Exercise details:
Retype every line from the start of the data down to and including the line with "30, 20, 10, 0];". Skip the pictures.

— START OF Stored data —

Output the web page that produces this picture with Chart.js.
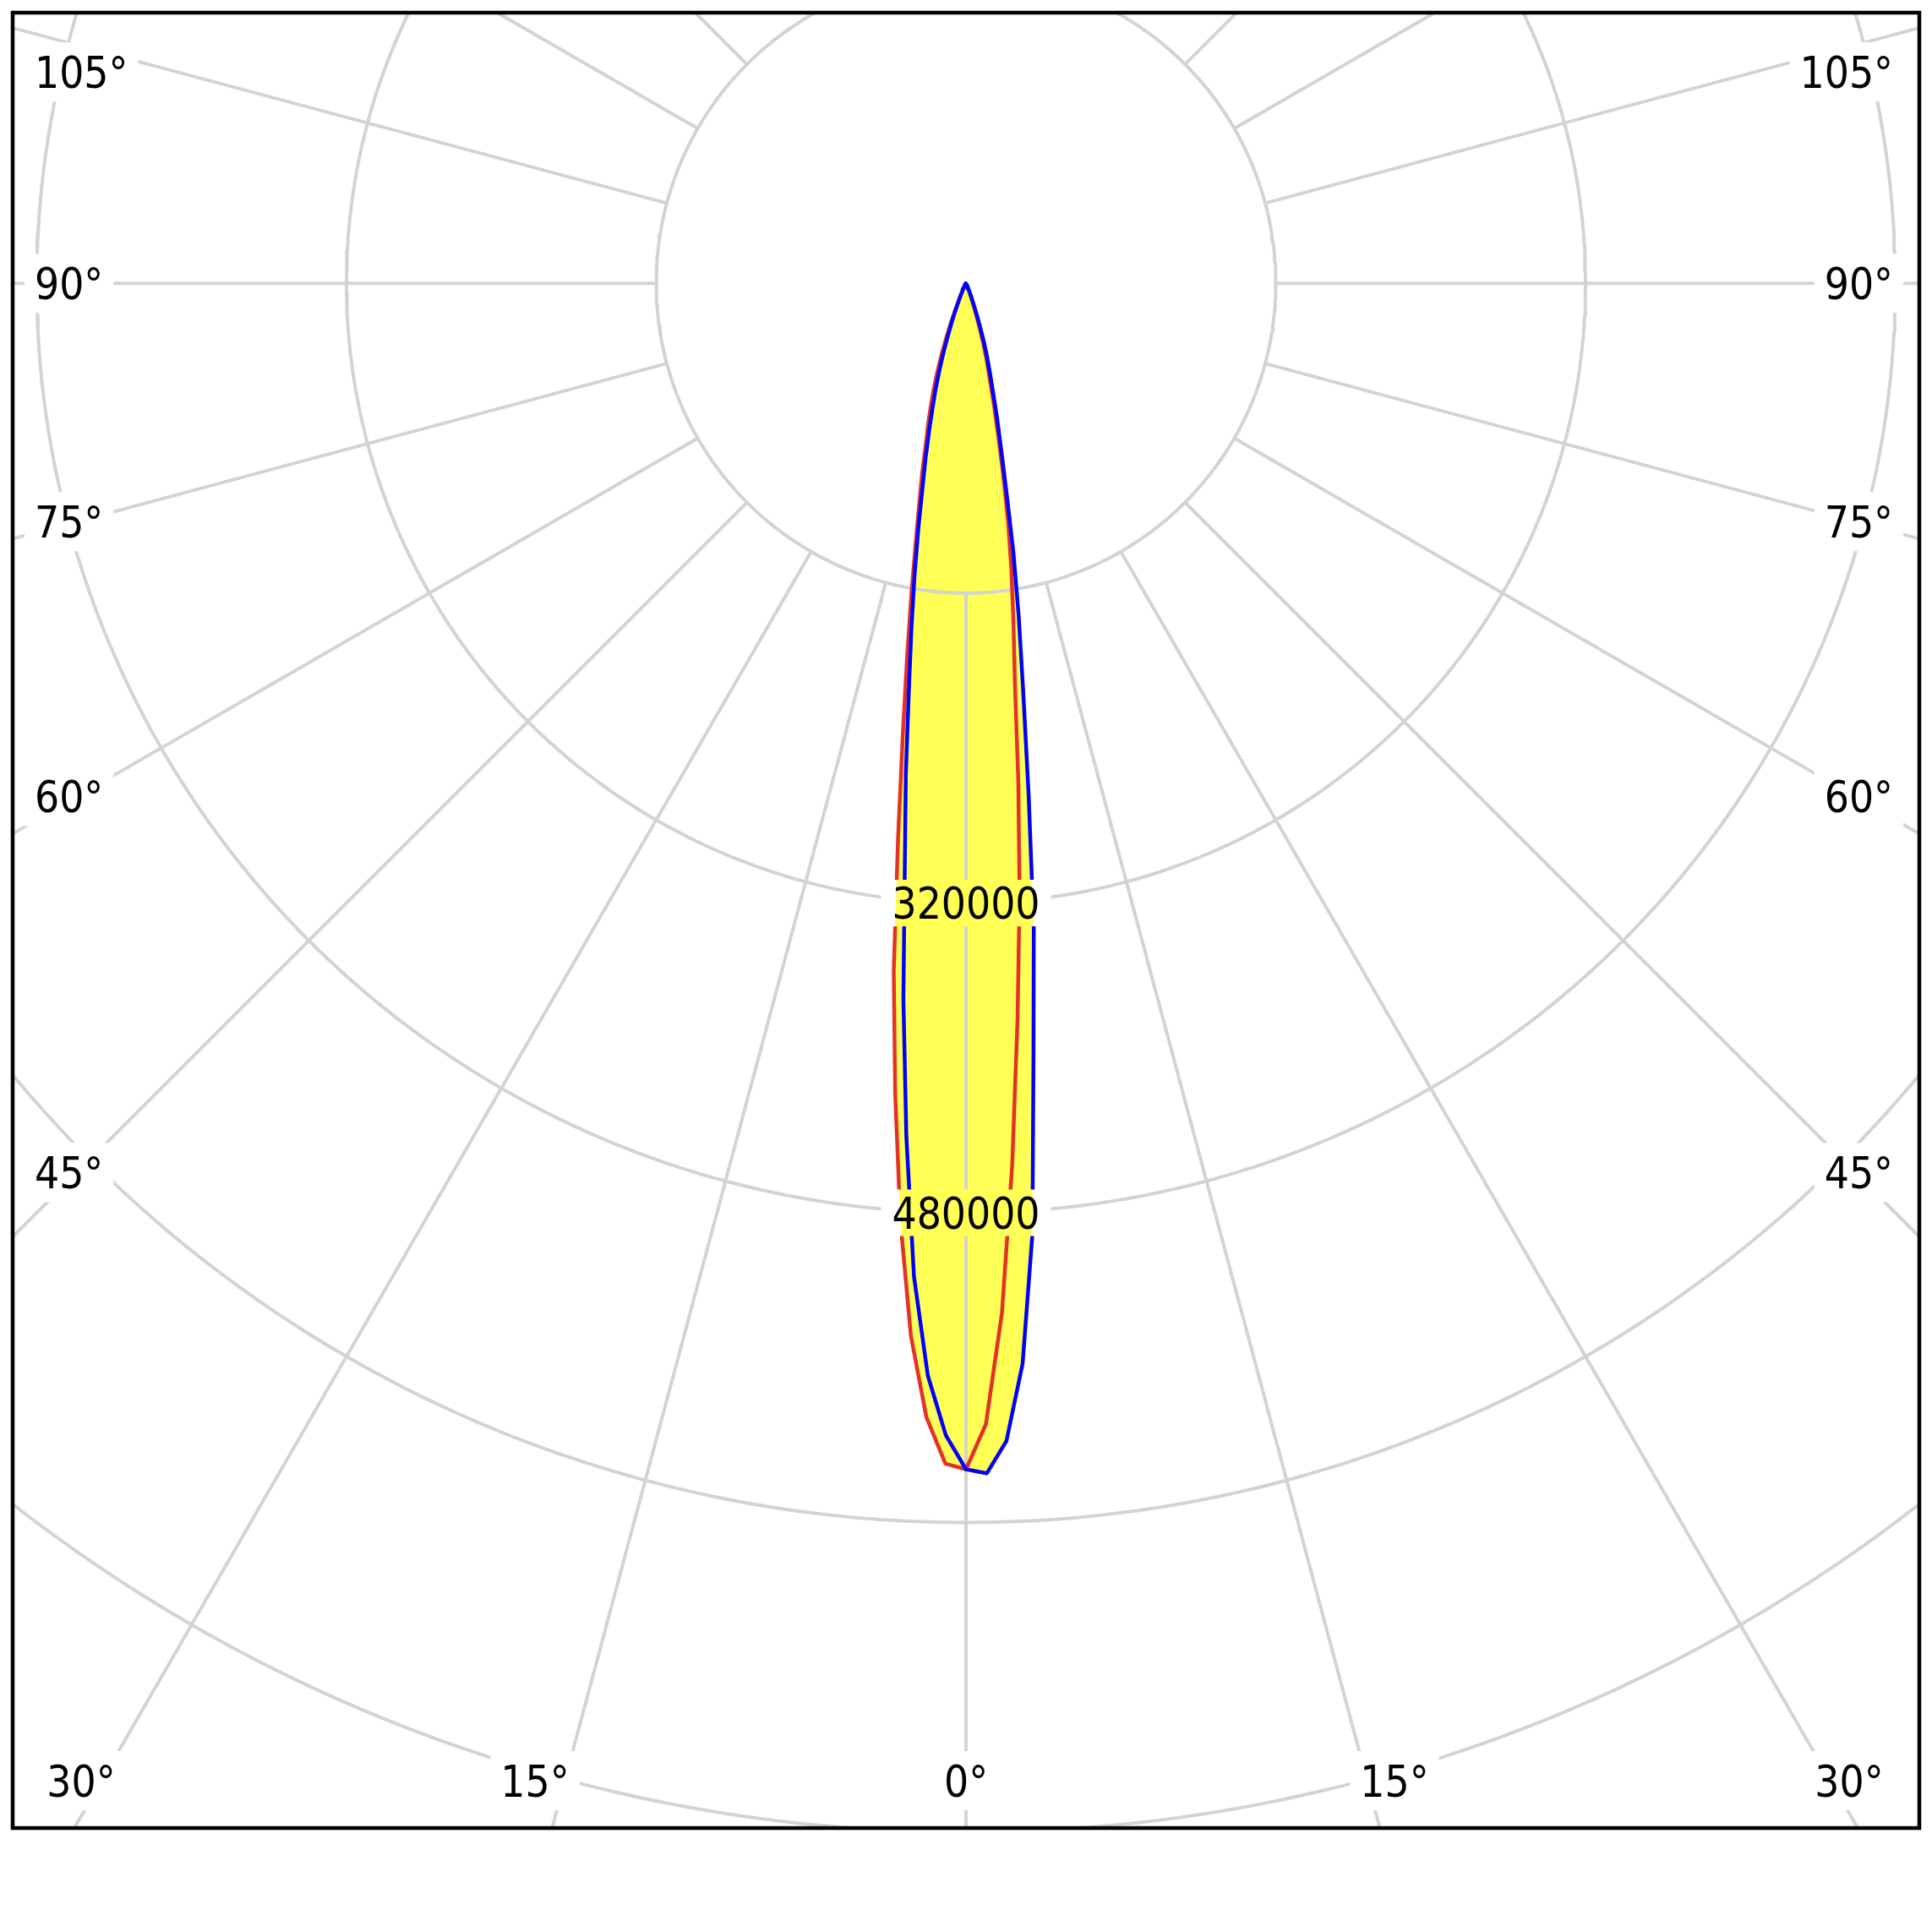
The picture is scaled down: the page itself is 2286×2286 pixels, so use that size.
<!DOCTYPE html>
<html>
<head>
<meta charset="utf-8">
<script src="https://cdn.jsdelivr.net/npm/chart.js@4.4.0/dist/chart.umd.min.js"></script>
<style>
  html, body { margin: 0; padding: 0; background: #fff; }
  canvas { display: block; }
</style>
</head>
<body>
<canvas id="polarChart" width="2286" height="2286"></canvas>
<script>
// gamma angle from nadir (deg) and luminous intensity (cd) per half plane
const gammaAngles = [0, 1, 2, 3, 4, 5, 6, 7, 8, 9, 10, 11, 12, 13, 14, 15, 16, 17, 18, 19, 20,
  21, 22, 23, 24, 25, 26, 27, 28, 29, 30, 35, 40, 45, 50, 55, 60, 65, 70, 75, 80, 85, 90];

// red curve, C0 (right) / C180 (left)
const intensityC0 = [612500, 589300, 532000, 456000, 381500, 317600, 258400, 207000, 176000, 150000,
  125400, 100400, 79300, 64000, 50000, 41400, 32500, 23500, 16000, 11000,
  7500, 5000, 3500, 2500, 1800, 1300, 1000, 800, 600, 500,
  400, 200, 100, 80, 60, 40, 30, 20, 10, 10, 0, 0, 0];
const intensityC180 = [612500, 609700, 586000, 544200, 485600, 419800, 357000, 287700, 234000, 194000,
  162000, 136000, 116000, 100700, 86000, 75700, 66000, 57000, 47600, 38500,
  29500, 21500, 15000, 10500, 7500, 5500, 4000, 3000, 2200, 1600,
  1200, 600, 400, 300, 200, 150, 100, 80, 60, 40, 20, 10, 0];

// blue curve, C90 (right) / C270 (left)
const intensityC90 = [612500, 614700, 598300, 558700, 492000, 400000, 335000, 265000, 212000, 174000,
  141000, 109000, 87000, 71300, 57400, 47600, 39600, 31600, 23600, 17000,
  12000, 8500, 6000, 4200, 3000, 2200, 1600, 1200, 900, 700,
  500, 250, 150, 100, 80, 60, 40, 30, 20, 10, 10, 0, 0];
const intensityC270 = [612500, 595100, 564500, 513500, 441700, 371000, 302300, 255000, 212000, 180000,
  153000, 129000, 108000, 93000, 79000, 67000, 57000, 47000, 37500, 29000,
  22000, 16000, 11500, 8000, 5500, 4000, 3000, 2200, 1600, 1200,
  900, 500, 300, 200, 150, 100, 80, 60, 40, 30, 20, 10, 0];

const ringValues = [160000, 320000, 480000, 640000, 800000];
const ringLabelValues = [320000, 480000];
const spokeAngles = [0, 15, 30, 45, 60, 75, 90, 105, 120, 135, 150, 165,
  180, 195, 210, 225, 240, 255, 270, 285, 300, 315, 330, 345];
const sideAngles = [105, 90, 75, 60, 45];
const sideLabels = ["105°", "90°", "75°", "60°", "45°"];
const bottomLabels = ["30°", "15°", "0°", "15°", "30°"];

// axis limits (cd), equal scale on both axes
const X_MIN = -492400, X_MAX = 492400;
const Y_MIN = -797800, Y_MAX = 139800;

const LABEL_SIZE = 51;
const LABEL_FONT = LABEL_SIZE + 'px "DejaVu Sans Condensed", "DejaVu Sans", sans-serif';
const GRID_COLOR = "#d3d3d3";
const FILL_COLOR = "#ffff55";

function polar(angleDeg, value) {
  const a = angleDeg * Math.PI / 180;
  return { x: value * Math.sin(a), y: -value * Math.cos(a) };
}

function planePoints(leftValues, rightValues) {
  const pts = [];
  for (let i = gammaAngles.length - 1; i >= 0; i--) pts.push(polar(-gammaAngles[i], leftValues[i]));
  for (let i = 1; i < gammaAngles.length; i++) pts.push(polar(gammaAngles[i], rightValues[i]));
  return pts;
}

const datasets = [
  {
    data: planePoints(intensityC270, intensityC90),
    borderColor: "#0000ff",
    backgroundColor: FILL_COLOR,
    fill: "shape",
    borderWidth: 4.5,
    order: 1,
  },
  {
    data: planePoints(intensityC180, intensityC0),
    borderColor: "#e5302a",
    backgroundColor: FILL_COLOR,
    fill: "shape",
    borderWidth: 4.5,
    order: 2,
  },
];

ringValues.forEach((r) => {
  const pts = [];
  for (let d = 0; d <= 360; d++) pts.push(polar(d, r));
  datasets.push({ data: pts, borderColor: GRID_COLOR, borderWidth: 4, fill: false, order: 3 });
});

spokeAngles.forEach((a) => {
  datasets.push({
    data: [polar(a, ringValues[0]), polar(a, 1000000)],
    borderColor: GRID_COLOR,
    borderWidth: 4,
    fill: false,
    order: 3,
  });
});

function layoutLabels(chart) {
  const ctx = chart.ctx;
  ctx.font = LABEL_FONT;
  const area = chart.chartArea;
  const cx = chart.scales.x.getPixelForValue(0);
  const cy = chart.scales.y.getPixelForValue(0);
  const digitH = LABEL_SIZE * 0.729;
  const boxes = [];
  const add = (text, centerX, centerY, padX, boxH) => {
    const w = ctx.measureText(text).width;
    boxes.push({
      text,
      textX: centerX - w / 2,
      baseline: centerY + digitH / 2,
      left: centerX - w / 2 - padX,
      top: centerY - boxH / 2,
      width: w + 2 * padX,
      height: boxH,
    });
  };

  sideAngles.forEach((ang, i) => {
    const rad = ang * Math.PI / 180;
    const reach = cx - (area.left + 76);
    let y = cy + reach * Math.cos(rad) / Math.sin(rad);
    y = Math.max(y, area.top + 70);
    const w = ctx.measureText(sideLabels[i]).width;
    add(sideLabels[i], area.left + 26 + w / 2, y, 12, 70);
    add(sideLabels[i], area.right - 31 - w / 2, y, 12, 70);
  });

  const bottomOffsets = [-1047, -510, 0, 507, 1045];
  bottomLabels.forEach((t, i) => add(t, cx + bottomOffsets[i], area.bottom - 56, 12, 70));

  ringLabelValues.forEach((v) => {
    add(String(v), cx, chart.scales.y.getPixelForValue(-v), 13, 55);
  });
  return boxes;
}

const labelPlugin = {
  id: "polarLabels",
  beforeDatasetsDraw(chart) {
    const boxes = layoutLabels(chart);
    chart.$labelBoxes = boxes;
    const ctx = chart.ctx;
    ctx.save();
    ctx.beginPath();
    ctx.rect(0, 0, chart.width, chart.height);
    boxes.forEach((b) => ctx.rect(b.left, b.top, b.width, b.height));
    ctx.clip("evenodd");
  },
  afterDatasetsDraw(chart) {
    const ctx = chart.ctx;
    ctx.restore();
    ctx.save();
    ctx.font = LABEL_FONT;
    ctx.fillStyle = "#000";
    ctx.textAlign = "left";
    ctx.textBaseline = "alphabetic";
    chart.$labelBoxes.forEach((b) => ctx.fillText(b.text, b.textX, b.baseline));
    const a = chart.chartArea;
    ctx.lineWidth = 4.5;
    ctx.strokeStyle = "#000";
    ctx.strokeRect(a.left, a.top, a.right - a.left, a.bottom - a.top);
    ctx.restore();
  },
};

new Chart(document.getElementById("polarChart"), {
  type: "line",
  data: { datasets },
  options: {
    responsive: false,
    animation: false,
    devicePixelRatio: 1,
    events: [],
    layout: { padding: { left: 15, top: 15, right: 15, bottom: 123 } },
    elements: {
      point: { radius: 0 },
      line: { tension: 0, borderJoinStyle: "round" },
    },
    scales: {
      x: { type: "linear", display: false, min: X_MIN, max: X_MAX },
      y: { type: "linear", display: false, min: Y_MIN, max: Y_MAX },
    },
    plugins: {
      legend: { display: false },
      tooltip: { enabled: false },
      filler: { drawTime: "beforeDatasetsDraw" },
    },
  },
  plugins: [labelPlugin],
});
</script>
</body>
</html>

— END OF Stored data —

Result:
Output the web page that produces this picture with Chart.js.
The picture is scaled down: the page itself is 2286×2286 pixels, so use that size.
<!DOCTYPE html>
<html>
<head>
<meta charset="utf-8">
<script src="https://cdn.jsdelivr.net/npm/chart.js@4.4.0/dist/chart.umd.min.js"></script>
<style>
  html, body { margin: 0; padding: 0; background: #fff; }
  canvas { display: block; }
</style>
</head>
<body>
<canvas id="polarChart" width="2286" height="2286"></canvas>
<script>
// gamma angle from nadir (deg) and luminous intensity (cd) per half plane
const gammaAngles = [0, 1, 2, 3, 4, 5, 6, 7, 8, 9, 10, 11, 12, 13, 14, 15, 16, 17, 18, 19, 20,
  21, 22, 23, 24, 25, 26, 27, 28, 29, 30, 35, 40, 45, 50, 55, 60, 65, 70, 75, 80, 85, 90];

// red curve, C0 (right) / C180 (left)
const intensityC0 = [612500, 589300, 532000, 456000, 381500, 317600, 258400, 207000, 176000, 150000,
  125400, 100400, 79300, 64000, 50000, 41400, 32500, 23500, 16000, 11000,
  7500, 5000, 3500, 2500, 1800, 1300, 1000, 800, 600, 500,
  400, 200, 100, 80, 60, 40, 30, 20, 10, 10, 0, 0, 0];
const intensityC180 = [612500, 609700, 586000, 544200, 485600, 419800, 357000, 287700, 234000, 194000,
  162000, 136000, 116000, 100700, 86000, 75700, 66000, 57000, 47600, 38500,
  29500, 21500, 15000, 10500, 7500, 5500, 4000, 3000, 2200, 1600,
  1200, 600, 400, 300, 200, 150, 100, 80, 60, 40, 20, 10, 0];

// blue curve, C90 (right) / C270 (left)
const intensityC90 = [612500, 614700, 598300, 558700, 492000, 400000, 335000, 265000, 212000, 174000,
  141000, 109000, 87000, 71300, 57400, 47600, 39600, 31600, 23600, 17000,
  12000, 8500, 6000, 4200, 3000, 2200, 1600, 1200, 900, 700,
  500, 250, 150, 100, 80, 60, 40, 30, 20, 10, 10, 0, 0];
const intensityC270 = [612500, 595100, 564500, 513500, 441700, 371000, 302300, 255000, 212000, 180000,
  153000, 129000, 108000, 93000, 79000, 67000, 57000, 47000, 37500, 29000,
  22000, 16000, 11500, 8000, 5500, 4000, 3000, 2200, 1600, 1200,
  900, 500, 300, 200, 150, 100, 80, 60, 40, 30, 20, 10, 0];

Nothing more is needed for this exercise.